At the same time, we consider the second-best method would be the one that asks voters to rank only the candidates they judge acceptable.  They can give more than one candidate the same level of preference.  No more than seven levels of preference must be used.  Some of the rankings given using this second-best method would only allow an observer plausibly to suggest (not infer) what grade or grades a given ranking might be given instead.

If this type of ranking were used to elect multi-winners, we could refer to it as a modified version of Single Transferrable Voting (STV).  To be second best to EPR, its rankings would also have to be counted in the way most similar to EPR’s counts of grades.  Consequently, each STV voter could guarantee that one of the elected members of the legislature receives either their first preference, remaining highest preference, or proxy vote.  Like EPR, exact quantitative proportionality would be assured.  Still, only EPR offers the extra benefit of revealing all the qualitative judgments of the electorate regarding the suitability for office of each candidate and winner.

Again, we see MJ and EPR as the best methods because they prompt citizens to use an expressive and comfortable common language for grading the candidates from Excellent to Reject.  The meaning of grades are more readily understood than rankings or numbers. Most voters would find it easier give 20 or more candidates one of 6 to 8 grades rather than to give each candidate a different number or ranking.

We already know that each civilization, society, community, state, or nation continues to develop such evaluative languages.  These languages allow persons comfortably to express their judgments of people regarding different levels of merit.  For example, students in the USA commonly receive a graded of A, A-, B+, B, B-, C+, C, C-, D, or F for their performances.  Denmark gives 00 to the worst and 13 to the best performances.  France uses a 0—20 scale:  10 -11 ‘adequate’, 12 -13 ‘passable’; 14-15 ‘good’; 16 ‘excellent; 17 ‘outstanding’; 18-19 ‘nearly perfect’; 20 is perfect.   These are ‘intellectual creations. ’ These grades ‘are usually given very careful definitions.’  Each level becomes more meaningful and precise with the passage of time and use.   These levels have ‘no meaning other than what is ascribed to them by their users.’ (Balinski (2010/2011), pp.166-169).
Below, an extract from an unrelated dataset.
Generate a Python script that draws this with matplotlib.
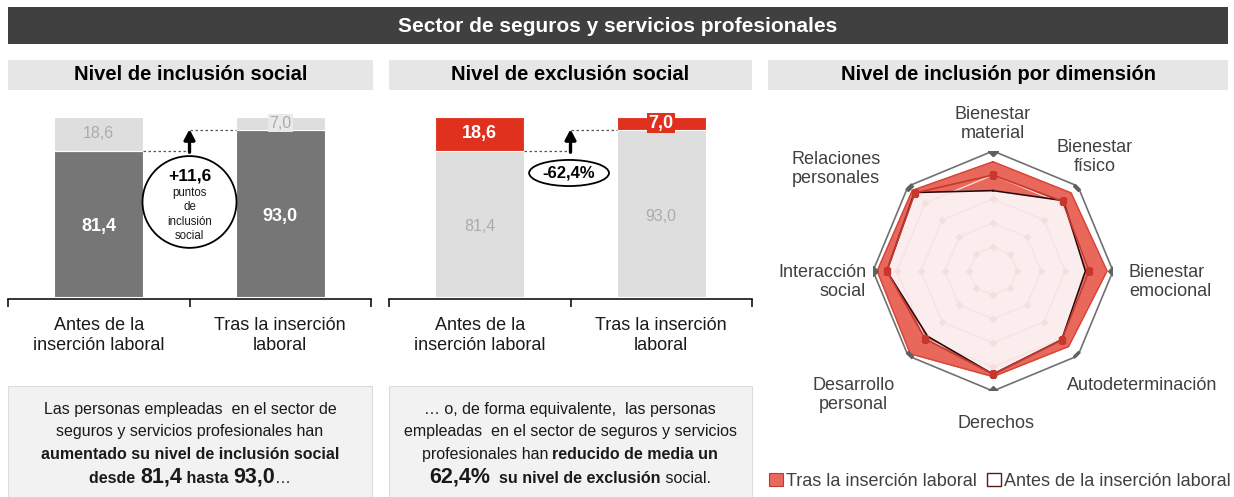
import matplotlib

matplotlib.use("Agg")
import matplotlib.pyplot as plt
import numpy as np
from matplotlib.patches import Ellipse, Patch, Rectangle

plt.rcParams["font.family"] = ["Liberation Sans", "DejaVu Sans"]

W, H = 1234, 497

# --- data ---
titulo = "Sector de seguros y servicios profesionales"
subtitulos = ["Nivel de inclusión social", "Nivel de exclusión social", "Nivel de inclusión por dimensión"]
categorias = ["Antes de la\ninserción laboral", "Tras la inserción\nlaboral"]
inclusion = [81.4, 93.0]
exclusion = [18.6, 7.0]
dif_puntos = "+11,6"
dif_pct = "-62,4%"

dimensiones = ["Bienestar\nmaterial", "Bienestar\nfísico", "Bienestar\nemocional", "Autodeterminación",
               "Derechos", "Desarrollo\npersonal", "Interacción\nsocial", "Relaciones\npersonales"]
tras = [91, 92, 95, 89, 88, 97.5, 96.5, 95]
antes = [67, 83, 77, 81, 86, 77, 88.5, 92.5]
media = [80, 82, 80, 81, 86, 80, 88.5, 92]
maximo = [100] * 8
anillos = [20, 40, 60, 80]

GRIS_OSC = "#767676"
GRIS_CLARO = "#dedede"
ROJO = "#e0301e"
ROJO_RADAR = "#e8695c"


def fx(px):
    return px / W


def fy(py):
    return 1 - py / H


def fmt(v):
    return f"{v:.1f}".replace(".", ",")


fig = plt.figure(figsize=(W / 100, H / 100), dpi=100)

# --- header bars ---
fig.add_artist(Rectangle((fx(8), fy(44)), fx(1220), 37 / H, transform=fig.transFigure,
                         fc="#404040", ec="none"))
fig.text(fx(618), fy(26), titulo, color="white", fontsize=15, fontweight="bold",
         ha="center", va="center")
for (x0, x1), txt in zip([(8, 373), (389, 752), (768, 1228)], subtitulos):
    fig.add_artist(Rectangle((fx(x0), fy(90)), fx(x1 - x0), 30 / H, transform=fig.transFigure,
                             fc="#e6e6e6", ec="none"))
    fig.text(fx((x0 + x1) / 2), fy(75), txt, fontsize=14.5, fontweight="bold",
             ha="center", va="center", color="black")


def barras(x0, base, top, c_base, c_top):
    ax = fig.add_axes([fx(x0), fy(299), fx(363), 189 / H])
    x = np.arange(len(base))
    ax.bar(x, base, width=0.49, color=c_base, edgecolor="white", linewidth=0.8)
    ax.bar(x, top, bottom=base, width=0.49, color=c_top, edgecolor="white", linewidth=0.8)
    ax.set_xlim(-0.5, 1.5)
    ax.set_ylim(-1.1, 103.9)
    for s in ["top", "left", "right"]:
        ax.spines[s].set_visible(False)
    ax.spines["bottom"].set_linewidth(1.1)
    ax.set_yticks([])
    ax.set_xticks(x, categorias)
    ax.tick_params(axis="x", which="major", length=0, pad=13, labelsize=13, labelcolor="#1a1a1a")
    ax.set_xticks([-0.5, 0.5, 1.5], minor=True)
    ax.tick_params(axis="x", which="minor", length=6, width=1.1, color="black")
    ax.patch.set_alpha(0)
    # connectors + arrow
    ax.plot([0.245, 0.5], [base[0], base[0]], ls=(0, (2, 2)), color="#555555", lw=0.9)
    ax.plot([0.5, 0.755], [base[1], base[1]], ls=(0, (2, 2)), color="#555555", lw=0.9)
    ax.annotate("", xy=(0.5, base[1] + 0.2), xytext=(0.5, base[0] - 1),
                arrowprops=dict(arrowstyle="-|>,head_width=0.32,head_length=0.6", lw=2.4,
                                color="black", shrinkA=0, shrinkB=0), zorder=6)
    return ax


# --- inclusion chart ---
ax1 = barras(8, inclusion, exclusion, GRIS_OSC, GRIS_CLARO)
for i, (b, t) in enumerate(zip(inclusion, exclusion)):
    ax1.text(i, b / 2 - 1.5, fmt(b), color="white", fontsize=13, fontweight="bold",
             ha="center", va="center")
    ax1.text(i, b + t / 2, fmt(t), color="#ababab", fontsize=11.5, ha="center", va="center",
             bbox=dict(fc="#e9e9e9", ec="none", pad=1) if t < 10 else None)
ax1.add_patch(Ellipse((0.5, 52.8), 0.518, 51, fc="white", ec="black", lw=1.3, zorder=4))
ax1.text(0.5, 67.2, dif_puntos, fontsize=12.5, fontweight="bold", ha="center", va="center", zorder=5)
ax1.text(0.5, 45.8, "puntos\nde\ninclusión\nsocial", fontsize=8.3, ha="center", va="center",
         linespacing=1.25, color="#1a1a1a", zorder=5)

# --- exclusion chart ---
ax2 = barras(389, inclusion, exclusion, GRIS_CLARO, ROJO)
for i, (b, t) in enumerate(zip(inclusion, exclusion)):
    ax2.text(i, b / 2 - 1.5, fmt(b), color="#ababab", fontsize=11.5, ha="center", va="center")
    ax2.text(i, b + t / 2, fmt(t), color="white", fontsize=13, fontweight="bold",
             ha="center", va="center",
             bbox=dict(fc=ROJO, ec="none", pad=1) if t < 10 else None)
ax2.add_patch(Ellipse((0.492, 68.9), 0.44, 14.5, fc="white", ec="black", lw=1.3, zorder=4))
ax2.text(0.492, 68.9, dif_pct, fontsize=12, fontweight="bold", ha="center", va="center", zorder=5)

# --- text boxes ---
for x0, x1 in [(8, 372), (389, 752)]:
    fig.add_artist(Rectangle((fx(x0), fy(500)), fx(x1 - x0), 114 / H, transform=fig.transFigure,
                             fc="#f2f2f2", ec="#dcdcdc", lw=0.8))

R, B, BIG = ("normal", 11.5), ("bold", 11.5), ("bold", 15.5)
texto1 = [
    [("Las personas empleadas  en el sector de", R)],
    [("seguros y servicios profesionales han", R)],
    [("aumentado su nivel de inclusión social", B)],
    [("desde ", B), ("81,4", BIG), (" hasta ", B), ("93,0", BIG), ("…", R)],
]
texto2 = [
    [("… o, de forma equivalente,  las personas", R)],
    [("empleadas  en el sector de seguros y servicios", R)],
    [("profesionales han ", R), ("reducido de media un", B)],
    [("62,4%", BIG), ("  su nivel de exclusión", B), (" social.", R)],
]
renderer = fig.canvas.get_renderer()


def parrafo(cx, lineas, ys):
    for segs, y in zip(lineas, ys):
        objs = [fig.text(0, fy(y), s, fontweight=w, fontsize=sz, color="#1a1a1a",
                         va="baseline", ha="left") for s, (w, sz) in segs]
        anchos = [t.get_window_extent(renderer).width for t in objs]
        x = cx - sum(anchos) / 2
        for t, a in zip(objs, anchos):
            t.set_x(fx(x))
            x += a


ys = [414, 436, 459, 483]
parrafo(190, texto1, ys)
parrafo(570, texto2, ys)

# --- radar ---
axr = fig.add_axes([fx(993 - 120), fy(271 + 120), fx(240), 240 / H], projection="polar")
axr.set_theta_zero_location("N")
axr.set_theta_direction(-1)
ang = np.linspace(0, 2 * np.pi, len(dimensiones), endpoint=False)
cerr = np.append(ang, ang[0])


def cerrar(v):
    return np.append(v, v[0])


axr.fill(cerr, cerrar(tras), color=ROJO_RADAR, zorder=2)
axr.plot(cerr, cerrar(tras), color="#d9453a", lw=1, zorder=2)
axr.fill(cerr, cerrar(antes), color="#fbeded", zorder=3)
axr.plot(cerr, cerrar(antes), color="#2a0808", lw=1.2, zorder=5)
for r in anillos:
    axr.plot(cerr, [r] * len(cerr), color="#f5e2e2", lw=0.9, marker="D", ms=4,
             mfc="#f4dfdf", mec="none", zorder=4)
axr.plot(cerr, cerrar(media), color="#c8372d", lw=1.2, marker="s", ms=4, zorder=6)
axr.plot(cerr, cerrar(maximo), color="#707070", lw=1.2, marker="D", ms=5.5, mfc="#606060",
         mec="#606060", zorder=6)
axr.set_ylim(0, 100)
axr.set_xticks([])
axr.set_yticks([])
axr.grid(False)
axr.spines["polar"].set_visible(False)
axr.patch.set_alpha(0)

# label offsets from each outer vertex (pixels)
offs = [(0, 27, "center"), (17, 29, "center"), (16, -11, "left"), (64, -30, "center"),
        (3, -32, "center"), (-55, -39, "center"), (-7, -11, "right"), (-72, 17, "center")]
for a, lab, (dx, dy, ha) in zip(ang, dimensiones, offs):
    axr.annotate(lab, xy=(a, 100), xytext=(dx, dy), textcoords="offset pixels", ha=ha,
                 va="center", fontsize=13, color="#404040", annotation_clip=False)

fig.legend(handles=[Patch(fc=ROJO_RADAR, ec="#c0392b", lw=0.8), Patch(fc="white", ec="#5a1a1a", lw=1)],
           labels=["Tras la inserción laboral", "Antes de la inserción laboral"],
           loc="center right", bbox_to_anchor=(fx(1234), fy(481)), ncol=2, frameon=False,
           fontsize=13, handlelength=0.75, handleheight=0.75, handletextpad=0.15,
           columnspacing=0.6, labelcolor="#404040", borderaxespad=0, borderpad=0.2)

fig.savefig("out.png", dpi=100)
In November 2009, majority judgment was officially used by the Nieman Foundation of Harvard University to discern the Louis Lyons Award for Conscience and Integrity in Journalism….  The jury was composed of 19 Nieman Fellows.  Five journalists … were the nominees.  All of them were very highly considered.  As a consequence, the … Fellows chose the following common language of seven grades:  Absolutely Outstanding, Outstanding, Excellent, Very Strong, Commendable, and Neutral.  The winner’s majority-grade was Absolutely Outstanding, two nominees’ majority-grades were Outstanding,  and two were Excellent.  Five of the 19 judges gave their highest grade to more than one nominee; three gave no Absolutely Outstanding; Outstanding was the lowest grade assigned by five; and exactly one judge gave different grades to all candidates (so only one ranked all candidates). This confirms the qualitative behavior of the voters in the Orsay experiment (Balinski (2011) p.390).

In the 2007 Orsay experiment, B&L separately asked voters to use their six grades to evaluate the candidates at the same time as France’s official First-Past-The-Post Presidential election was being conducted.  Of their 1,733 volunteer voters, the following percentages marked the following numbers of different grades on their ballots: 1 grade (1%), 2 grades (2%) , 3 grades (13%), 4 grades (31%), 5 grades (42%), 6 grades (14%) .  These distributions seem to suggest that the use of these six grades were both needed and sufficient to allow the voters fully to express their evaluations of the candidates.  The results of this experiment also suggested that Bayrou rather than Sarkozy would have been elected if MJ had been used instead. (Table 15.1.  Also, Table 15.2 compares these votes with those in the official election, (Balinski (2011), pp.256-259).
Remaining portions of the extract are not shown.